[Data items]
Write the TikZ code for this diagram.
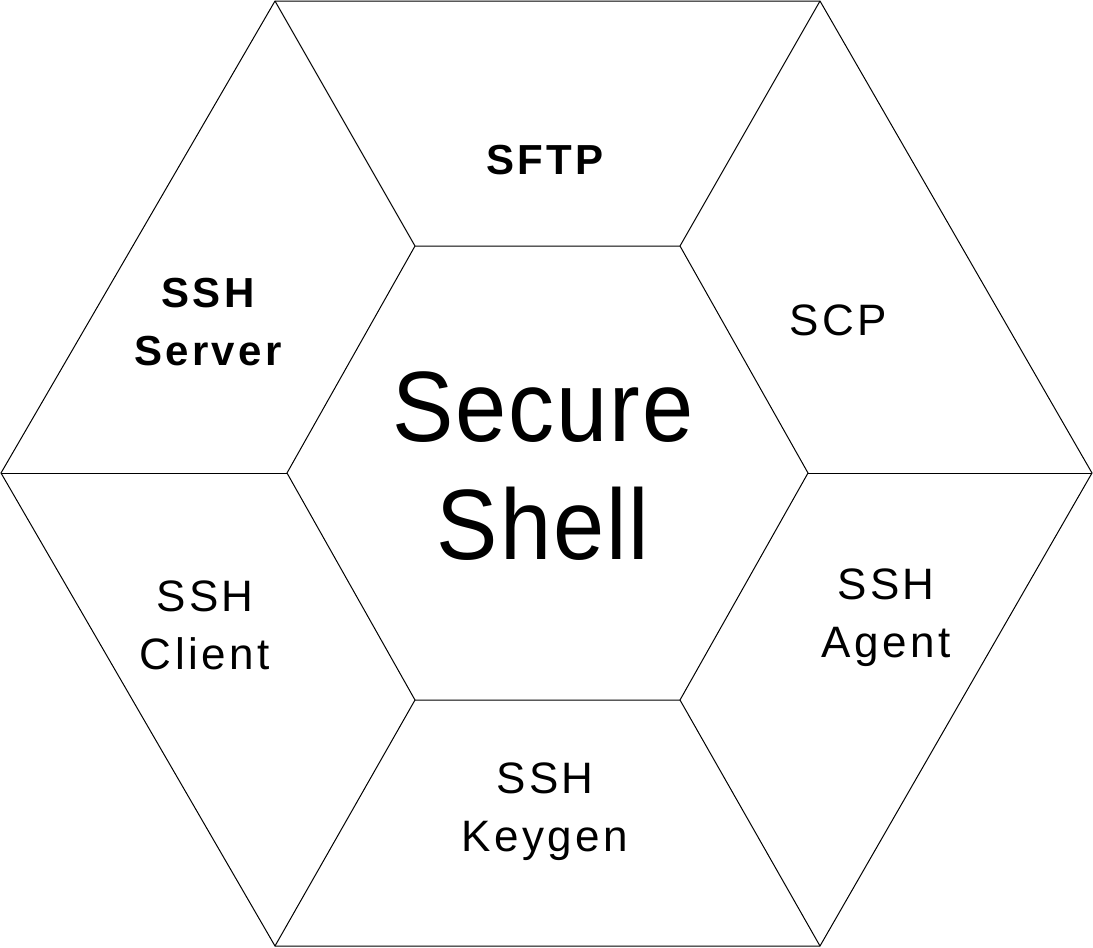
\documentclass[tikz,border=0pt]{standalone}
\usepackage{fontspec}
\setmainfont{Liberation Sans}[LetterSpace=8]
\newfontfamily\bigfont{Liberation Sans}[LetterSpace=2,FakeStretch=0.92]
\begin{document}
\begin{tikzpicture}[x=1pt,y=-1pt,line width=1pt,
  lab/.style={align=center,font=\fontsize{44}{58}\selectfont},
  blab/.style={align=center,font=\fontsize{42}{58}\selectfont\bfseries}]
\useasboundingbox (0,0) rectangle (1093,948);
\coordinate (o1) at (275,1); \coordinate (o2) at (820,1); \coordinate (o3) at (1092,473);
\coordinate (o4) at (820,946); \coordinate (o5) at (275,946); \coordinate (o6) at (1,473);
\coordinate (i1) at (415,246); \coordinate (i2) at (680,246); \coordinate (i3) at (808,473);
\coordinate (i4) at (680,700); \coordinate (i5) at (415,700); \coordinate (i6) at (287,473);
\draw (o1)--(o2)--(o3)--(o4)--(o5)--(o6)--cycle;
\draw (i1)--(i2)--(i3)--(i4)--(i5)--(i6)--cycle;
\foreach \k in {1,...,6} \draw (o\k)--(i\k);
\node[blab] (sftp) at (545,160) {SFTP};
\node[blab] (srv) at (208,322) {SSH\\Server};
\node[lab] (scp) at (838,320) {SCP};
\node[align=center,font=\bigfont\fontsize{100}{118}\selectfont] (ss) at (543,466) {Secure\\Shell};
\node[lab] (cli) at (205,625) {SSH\\Client};
\node[lab] (ag) at (886,618) {SSH\\Agent};
\node[lab] (kg) at (545,812) {SSH\\Keygen};
\end{tikzpicture}
\end{document}
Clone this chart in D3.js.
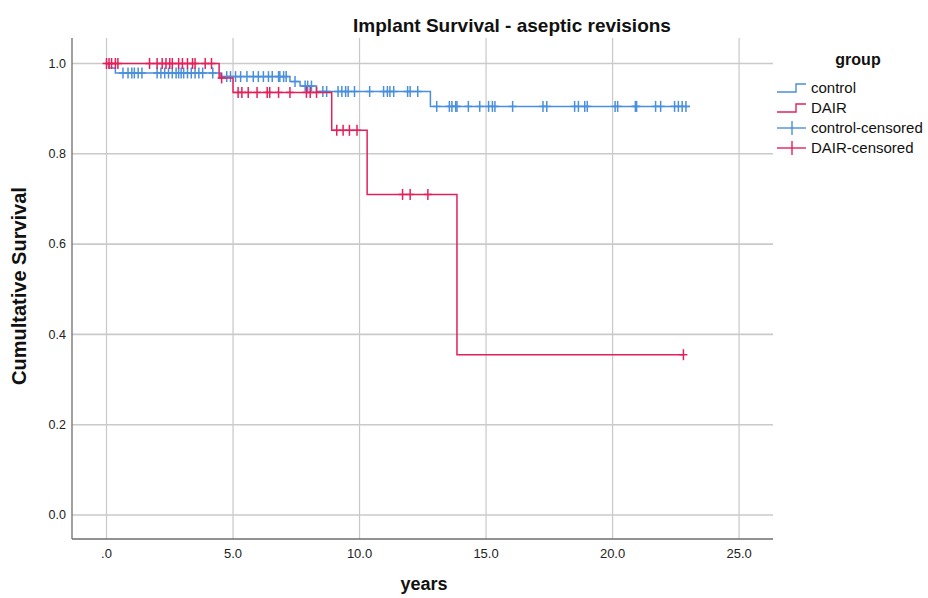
<!DOCTYPE html>
<html><head><meta charset="utf-8">
<script src="https://cdn.jsdelivr.net/npm/d3@7"></script>
<style>body{margin:0;background:#fff}svg{display:block}</style>
</head><body>
<svg id="c" width="928" height="598"></svg>
<script>
// ---- data ----
const groups = ["control", "DAIR"];
const xTicks = [0, 5, 10, 15, 20, 25];
const xTickLabels = [".0", "5.0", "10.0", "15.0", "20.0", "25.0"];
const yTicks = [0, 0.2, 0.4, 0.6, 0.8, 1.0];
const yTickLabels = ["0.0", "0.2", "0.4", "0.6", "0.8", "1.0"];
// step points: [time, survival]; last point = end of follow-up
const controlSteps = [[0,1],[0.1,0.99],[0.35,0.979],[4.5,0.971],[7.25,0.96],[7.65,0.95],[8.3,0.938],[12.8,0.905],[23.05,0.905]];
const dairSteps = [[0,1],[4.45,0.968],[5.0,0.936],[8.9,0.852],[10.3,0.71],[13.85,0.355],[22.8,0.355]];
const controlCensored = [0.65,0.85,1.0,1.1,1.25,1.4,2.0,2.15,2.3,2.45,2.6,2.75,2.85,2.95,3.05,3.2,3.35,3.5,3.65,3.8,4.2,
 4.75,4.9,5.1,5.3,5.55,5.8,6.0,6.2,6.4,6.55,6.8,6.85,7.0,7.1,7.45,7.85,7.95,8.1,
 8.55,8.7,9.15,9.3,9.45,9.55,9.8,10.4,10.95,11.1,11.2,11.35,11.9,12.0,12.3,
 13.05,13.55,13.65,13.8,13.85,14.3,14.75,15.1,15.25,15.35,16.05,17.25,17.4,18.5,18.65,18.9,19.0,20.1,20.2,20.9,20.95,21.7,21.9,22.45,22.6,22.75,22.9];
const dairCensored = [0.0,0.1,0.2,0.35,0.45,1.7,2.0,2.2,2.35,2.5,2.6,2.85,3.0,3.2,3.4,3.5,3.9,4.15,4.55,
 5.2,5.35,5.6,5.95,6.35,6.45,6.8,7.25,7.9,8.05,8.3,9.1,9.35,9.6,9.9,11.7,12.0,12.7,22.8];
const legendLabels = ["control", "DAIR", "control-censored", "DAIR-censored"];

const colors = {control: "#4a8fdb", DAIR: "#e2215a"};
const L = 72, R = 773, T = 38, B = 539;
const x = d3.scaleLinear().domain([-1.364, 26.34]).range([L, R]);
const y = d3.scaleLinear().domain([-0.0532, 1.0565]).range([B, T]);
const svg = d3.select("#c");
const font = "'Liberation Sans', Arial, sans-serif";

// grid
svg.append("g").selectAll("line").data(xTicks).join("line")
  .attr("x1", d => x(d)).attr("x2", d => x(d)).attr("y1", T).attr("y2", B)
  .attr("stroke", "#c8c8c8").attr("stroke-width", 1.2);
svg.append("g").selectAll("line").data(yTicks).join("line")
  .attr("x1", L).attr("x2", R).attr("y1", d => y(d)).attr("y2", d => y(d))
  .attr("stroke", "#cacaca").attr("stroke-width", 1.6);
// axes lines
svg.append("line").attr("x1", L).attr("x2", L).attr("y1", T).attr("y2", B).attr("stroke", "#6e6e6e").attr("stroke-width", 1.3);
svg.append("line").attr("x1", L).attr("x2", R).attr("y1", B).attr("y2", B).attr("stroke", "#6e6e6e").attr("stroke-width", 1.3);

// tick labels
svg.append("g").selectAll("text").data(yTicks).join("text")
  .attr("x", 66).attr("y", d => y(d)).attr("dy", "0.35em").attr("text-anchor", "end")
  .attr("font-family", font).attr("font-size", 12.5).attr("fill", "#222")
  .text((d, i) => yTickLabels[i]);
svg.append("g").selectAll("text").data(xTicks).join("text")
  .attr("x", d => x(d)).attr("y", 553).attr("dy", "0.35em").attr("text-anchor", "middle")
  .attr("font-family", font).attr("font-size", 13).attr("fill", "#222")
  .text((d, i) => xTickLabels[i]);

// titles
svg.append("text").attr("x", 512).attr("y", 25).attr("dy", "0.35em").attr("text-anchor", "middle")
  .attr("font-family", font).attr("font-weight", "bold").attr("font-size", 19).attr("fill", "#111")
  .text("Implant Survival - aseptic revisions");
svg.append("text").attr("transform", "translate(19,286) rotate(-90)").attr("dy", "0.35em").attr("text-anchor", "middle")
  .attr("font-family", font).attr("font-weight", "bold").attr("font-size", 20).attr("fill", "#111")
  .text("Cumultative Survival");
svg.append("text").attr("x", 424).attr("y", 590).attr("text-anchor", "middle")
  .attr("font-family", font).attr("font-weight", "bold").attr("font-size", 18).attr("fill", "#111")
  .text("years");

// curves
const line = d3.line().x(d => x(d[0])).y(d => y(d[1])).curve(d3.curveStepAfter);
function levelAt(steps, t) {
  let v = steps[0][1];
  for (const s of steps) { if (s[0] <= t) v = s[1]; }
  return v;
}
const series = [
  {name: "control", steps: controlSteps, cens: controlCensored},
  {name: "DAIR", steps: dairSteps, cens: dairCensored}
];
series.forEach(s => {
  const g = svg.append("g");
  g.append("path").attr("d", line(s.steps)).attr("fill", "none")
    .attr("stroke", colors[s.name]).attr("stroke-width", 1.5);
  const marks = g.selectAll("g.m").data(s.cens).join("g")
    .attr("transform", d => `translate(${x(d)},${y(levelAt(s.steps, d))})`);
  marks.append("line").attr("x1", 0).attr("x2", 0).attr("y1", -5.5).attr("y2", 5.5)
    .attr("stroke", colors[s.name]).attr("stroke-width", 1.5);
  marks.append("line").attr("x1", -4).attr("x2", 4).attr("y1", 0).attr("y2", 0)
    .attr("stroke", colors[s.name]).attr("stroke-width", 1.5);
});

// legend
svg.append("text").attr("x", 858).attr("y", 59).attr("dy", "0.35em").attr("text-anchor", "middle")
  .attr("font-family", font).attr("font-weight", "bold").attr("font-size", 16).attr("fill", "#111")
  .text("group");
const lg = svg.append("g");
legendLabels.forEach((lab, i) => {
  const cy = 88 + i * 20;
  const col = colors[groups[i % 2]];
  if (i < 2) {
    lg.append("path").attr("d", `M777,${cy + 4}H796V${cy - 4}H806`).attr("fill", "none")
      .attr("stroke", col).attr("stroke-width", 1.4);
  } else {
    lg.append("line").attr("x1", 777).attr("x2", 806).attr("y1", cy).attr("y2", cy).attr("stroke", col).attr("stroke-width", 1.4);
    lg.append("line").attr("x1", 792).attr("x2", 792).attr("y1", cy - 7).attr("y2", cy + 7).attr("stroke", col).attr("stroke-width", 1.4);
  }
  lg.append("text").attr("x", 811).attr("y", cy).attr("dy", "0.35em")
    .attr("font-family", font).attr("font-size", 15).attr("fill", "#111").text(lab);
});
</script>
</body></html>
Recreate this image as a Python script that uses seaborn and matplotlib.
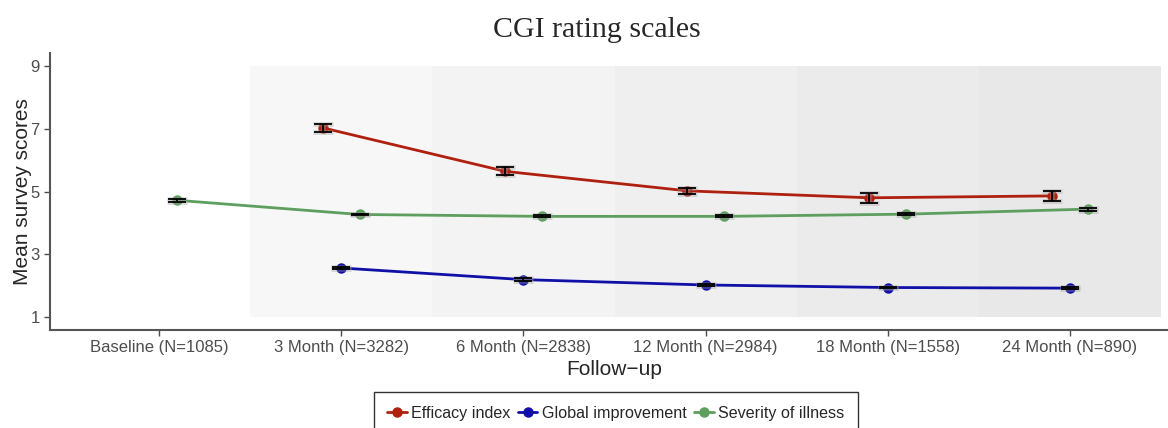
import numpy as np
import pandas as pd
import seaborn as sns
from matplotlib import pyplot as plt

# follow-up categories and group sizes
visits = ["Baseline (N=1085)", "3 Month (N=3282)", "6 Month (N=2838)",
          "12 Month (N=2984)", "18 Month (N=1558)", "24 Month (N=890)"]

# mean scores, baseline only for severity
efficacy = [np.nan, 7.02, 5.64, 5.02, 4.80, 4.86]
efficacy_se = [np.nan, 0.14, 0.13, 0.10, 0.15, 0.16]
global_impr = [np.nan, 2.57, 2.20, 2.03, 1.95, 1.93]
global_se = [np.nan, 0.04, 0.04, 0.04, 0.03, 0.03]
severity = [4.72, 4.27, 4.21, 4.21, 4.28, 4.44]
severity_se = [0.04, 0.03, 0.03, 0.03, 0.04, 0.05]

scales = ["Efficacy index", "Global improvement", "Severity of illness"]
colors = {"Efficacy index": "#B0200F",
          "Global improvement": "#1010A8",
          "Severity of illness": "#5E9E5E"}
band_shades = ["#F7F7F7", "#F3F3F3", "#EFEFEF", "#EBEBEB", "#E8E8E8"]

means = dict(zip(scales, [efficacy, global_impr, severity]))
ses = dict(zip(scales, [efficacy_se, global_se, severity_se]))

rows = []
for s in scales:
    for v, m, e in zip(visits, means[s], ses[s]):
        if not np.isnan(m):
            rows.append({"Follow-up": v, "Scale": s, "Score": m, "SE": e})
df = pd.DataFrame(rows)

sns.set_style("white")
plt.rcParams["font.family"] = ["Liberation Sans", "DejaVu Sans"]

fig = plt.figure(figsize=(11.68, 4.28), dpi=100)
ax = fig.add_axes([50 / 1168, (428 - 330) / 428, 1129 / 1168, 277 / 428])

# shaded background bands behind the follow-up visits
for i, shade in enumerate(band_shades, start=1):
    ax.bar(i, 8, bottom=1, width=1, color=shade, linewidth=0, zorder=0)

dodge = 0.2
offsets = np.linspace(-dodge / 2, dodge / 2, len(scales))

sns.pointplot(data=df, x="Follow-up", y="Score", hue="Scale",
              order=visits, hue_order=scales, palette=colors,
              errorbar=None, dodge=dodge, markers="o", markersize=6,
              linewidth=2, ax=ax, zorder=3)

# standard error bars
for off, s in zip(offsets, scales):
    sub = df[df["Scale"] == s]
    xs = np.array([visits.index(v) for v in sub["Follow-up"]]) + off
    ax.errorbar(xs, sub["Score"], yerr=sub["SE"], fmt="none",
                ecolor="#999999", elinewidth=3.5, capsize=7, capthick=3.5,
                alpha=0.35, zorder=4)
    ax.errorbar(xs, sub["Score"], yerr=sub["SE"], fmt="none",
                ecolor="black", elinewidth=1.3, capsize=6.5, capthick=1.3,
                zorder=5)

ax.set_xlim(-0.6, 5.6)
ax.set_ylim(0.6, 9.4)
ax.set_yticks([1, 3, 5, 7, 9])
ax.set_xlabel("Follow\u2212up", fontsize=15, labelpad=4)
ax.set_ylabel("Mean survey scores", fontsize=15, labelpad=-1)
ax.tick_params(axis="both", colors="#4D4D4D", labelsize=12, length=4,
               width=1, bottom=True, left=True)
ax.tick_params(axis="x", pad=3)
for side in ["top", "right"]:
    ax.spines[side].set_visible(False)
for side in ["left", "bottom"]:
    ax.spines[side].set_color("#555555")
    ax.spines[side].set_linewidth(1.5)
ax.grid(False)

handles, labels = ax.get_legend_handles_labels()
ax.get_legend().remove()
leg = fig.legend(handles, labels, loc="upper center", ncol=3,
                 bbox_to_anchor=(616 / 1168, (428 - 392) / 428),
                 borderaxespad=0, frameon=True, fancybox=False,
                 fontsize=11.6, handlelength=1.2, handletextpad=0.3,
                 columnspacing=0.45, borderpad=0.85)
leg.get_frame().set_edgecolor("black")
leg.get_frame().set_linewidth(1.0)

fig.suptitle("CGI rating scales", family="Liberation Serif", fontsize=21.5,
             x=597 / 1168, y=0.961, va="top")

fig.savefig("out.png", dpi=100)
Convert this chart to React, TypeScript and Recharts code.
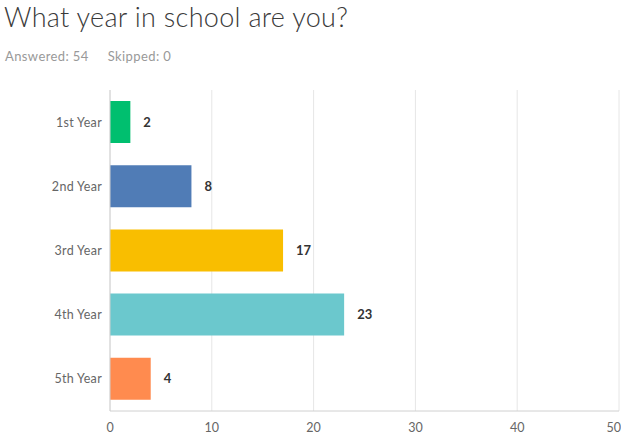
import { BarChart, Bar, XAxis, YAxis, CartesianGrid, Cell, LabelList } from 'recharts';

const years = ['1st Year', '2nd Year', '3rd Year', '4th Year', '5th Year'];
const counts = [2, 8, 17, 23, 4];
const colors = ['#00bf6f', '#507cb6', '#f9be00', '#6bc8cd', '#ff8b4f'];
const xTicks = [0, 10, 20, 30, 40, 50];

const data = years.map((year, i) => ({ year, count: counts[i] }));

const font = 'Lato, "Open Sans", sans-serif';

export default function App() {
  return (
    <div style={{ position: 'absolute', left: 0, top: 0, width: 621, height: 438, background: '#fff', fontFamily: font }}>
      <div style={{ position: 'absolute', left: 4, top: 0, fontSize: 27, fontWeight: 300, color: '#3a3a3a', lineHeight: '34px', whiteSpace: 'nowrap', letterSpacing: 0.3 }}>
        What year in school are you?
      </div>
      <div style={{ position: 'absolute', left: 5, top: 48, fontSize: 13, color: '#999', whiteSpace: 'nowrap', letterSpacing: 0.4 }}>
        Answered: 54<span style={{ display: 'inline-block', width: 19 }} />Skipped: 0
      </div>
      <div style={{ position: 'absolute', left: 0, top: 0 }}>
        <BarChart
          width={621}
          height={438}
          data={data}
          layout="vertical"
          margin={{ top: 90, right: 2, bottom: 0, left: 0 }}
        >
          <CartesianGrid horizontal={false} stroke="#e6e6e6" />
          <XAxis
            type="number"
            domain={[0, 50]}
            ticks={xTicks}
            height={27}
            tickLine={false}
            axisLine={{ stroke: '#d0d0d0' }}
            tickMargin={6}
            tick={{ fill: '#666', fontSize: 12.5, fontFamily: font }}
          />
          <YAxis
            type="category"
            dataKey="year"
            width={110}
            tickLine={false}
            axisLine={{ stroke: '#d0d0d0' }}
            tick={{ fill: '#666', fontSize: 12.5, fontFamily: font, letterSpacing: 0.3 }}
          />
          <Bar dataKey="count" barSize={42} isAnimationActive={false}>
            {data.map((_, idx) => (
              <Cell key={idx} fill={colors[idx]} />
            ))}
            <LabelList
              dataKey="count"
              position="right"
              offset={13}
              style={{ fill: '#333', fontSize: 13, fontWeight: 700, fontFamily: font }}
            />
          </Bar>
        </BarChart>
      </div>
    </div>
  );
}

▸ Exercise: Pick out the lines above containing the word "this", then copy them.

▸ Task result:
Write the TikZ code for this diagram.
Clone this chart in D3.js.
Recreate this image as a Python script that uses seaborn and matplotlib.
Convert this chart to React, TypeScript and Recharts code.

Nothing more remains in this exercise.